Mientras se va formando,
su mirada atraviesa sangre y tejidos
y en el espejo me ha anticipado que tendrá
ese color
que yo no sabría definir.
Tú llegas para salvarlo,
y si me acaricias él se estira de placer.
Los senos se me llenan y algo suave y sin
olor
gotea de ellos.
Dicen que las brujas lloran por los pechos
y que el pelo se les pone plateado de tanta
magia.
El niño está embrujando un espacio de mi
cuerpo,
yo te lo digo,
qué lástima mis senos vacíos,
mi útero sangrando cada luna llena
y tu semen cayendo al precipicio.
A Halimi mi poema no la convencía, quiso interpretarlo como una especie de manifiesto antiaborto, le aseguré que lo era frente a esa idea de que el derecho legal va por encima del deseo, de la vida, de la ciencia misma. Que hay mujeres que anhelan tener un hijo y desdichadamente abortan de manera natural, que ese sufrimiento no tiene comparación al lado de las que deciden cortar por lo sano de manera forzada con una vida que ya lo es en su interior. Entonces salió el asunto de las violaciones, y demás… Yo no estaba entonces tan experimentada como ahora, no obstante, un título puso la respuesta en mis labios, unos versos extraídos del Canto de la mujer estéril de Dulce María Loynaz. Cuánto dolor en ese poema. Enseguida añadí que parecía mentira que siendo ella la abogada que había logrado mediante la defensa de una víctima que las mujeres violadas tuvieran derecho al aborto no entendiera que tener derecho al aborto no es lo mismo que convertir el aborto en un derecho. Sonrió, aunque perpleja:
–¿Cuál es la diferencia? –inquirió hábil.

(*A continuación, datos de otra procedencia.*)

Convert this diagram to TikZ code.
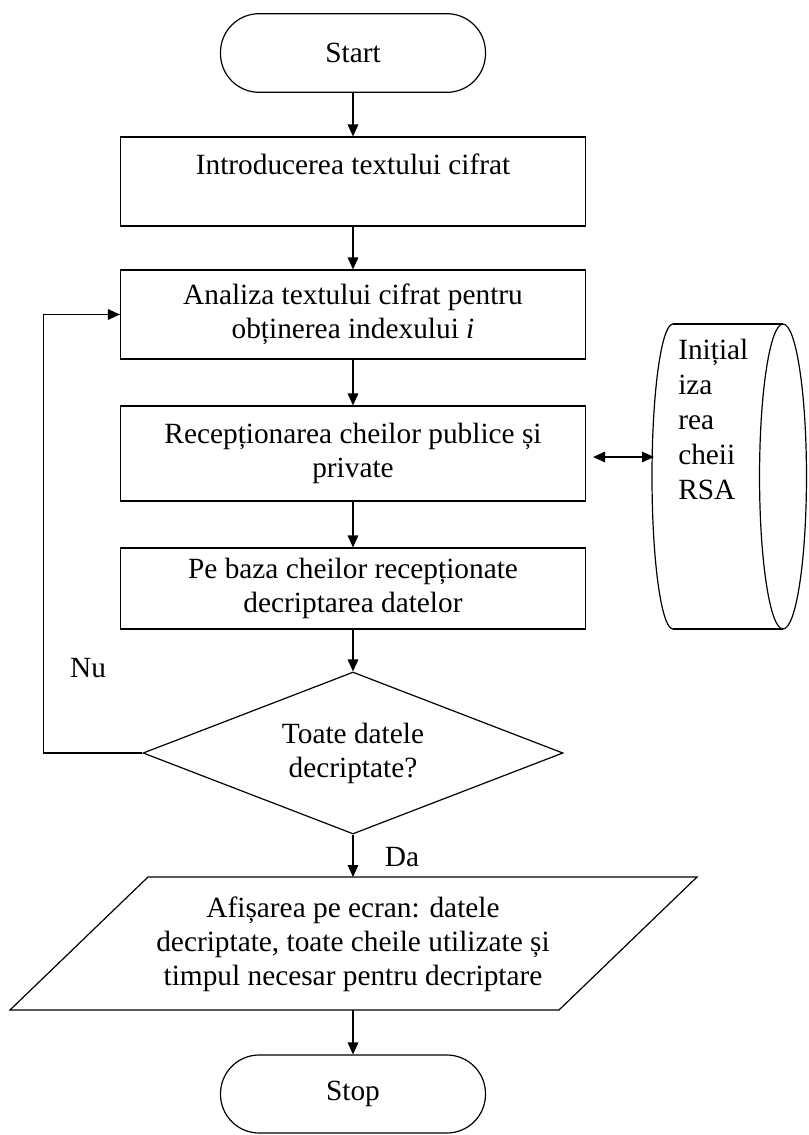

–La idea misma de la vida, su defensa natural y bíblica –respondí.
Costó que me diera la razón. A Gisèle Halimí nadie le ganaba tan fácilmente, era una mujer que no comía queso porque le asqueaba la leche; a mí, por el contrario, de niña me asqueaba la leche, pero siempre me privaron el queso y la mantequilla. A los siete años sus amigos castristas me privaron (otra forma de usar el verbo) del derecho a ingerir cualquier producto lácteo, mientras ellos se hartaban.
Recuerdo una de las últimas frases de Halimi durante aquella cena:
–La mujer es dueña de su cuerpo –sentenció como si respondiera desde el estrado.
–La mujer que renuncia a su alma y atosiga al cuerpo que es ya vida nutrida que crece dentro de ella sin más motivo que echar mano de una arbitrariedad déspota no es dueña de nada, es una víctima de la cuadratura de una imposición abusiva y veleidosa –respondí. Al instante fingí dolor de cabeza, y me retiré.